Заговорили о Врангеле.
– Знаешь, – сказал он. – Нет царя, так русскому человеку нужен кто-то, чтобы его заместить. Ты прямо не представляешь себе, какую встречу устроили Врангелю… Прямо царскую встречу… Турки и те плакали… A один плачет и говорит: «русский Кемаль».
– Ты теперь лучше настроен, – сказал я ему. – A помнишь, как я с тобою спорил тогда, когда мы впервые с тобой встретились?
Он ничего не отвечал и вдруг внимательно посмотрел на мои погоны.
– Ты в своей шинели?
– Да.
– Так, значит, ты офицер? Ну, теперь ты должен со мной выпить.

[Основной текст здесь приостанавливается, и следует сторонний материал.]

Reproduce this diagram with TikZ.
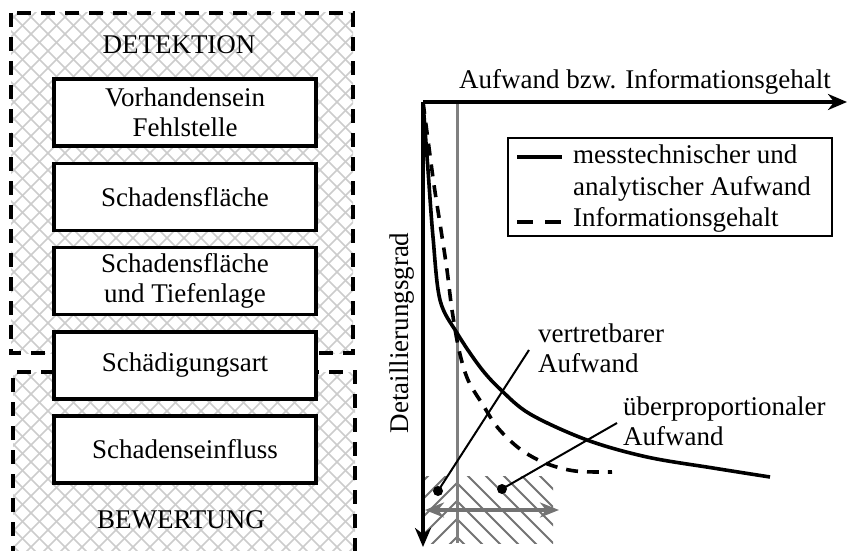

Мы спустились с ним по крутой лестнице вниз и прошли в помещение, которое он занимал с двумя офицерами и вестовым. Это была крошечная комнатка, под землей, без окон. Свет падал из купола наверху, как это бывает принято в турецких банях. На самодельной печке доканчивали последние приготовления…
Ноги мои заплетались немного, когда я пошел домой. Луна стояла высоко на небе – и дорога до лагеря, такая оживленная, была в этот поздний час совершенно пустынна. Сердце немного ускоренно билось и хотелось дышать чаще. И вместе с этим вырастало ощущение какого-то непонятного счастья.
Вот, далеко от России, в изгнании – я не ощущаю давящей эмигрантской тоски. Вокруг меня все та же Россия – микрокосмос. И не подпольная, сектантская, нетерпимая Россия. Но подлинная, открытая, благодатная Россия, которую я так привык любить. И среди этих шинелей и солдатских сапог, среди лагерных палаток, которые стоят в долине зеленым городком, – я в своей семье, которая одна охраняет меня от ударов судьбы. Микрокосмос России спасал нас всех. Вне его сплошное отчаянье и горе.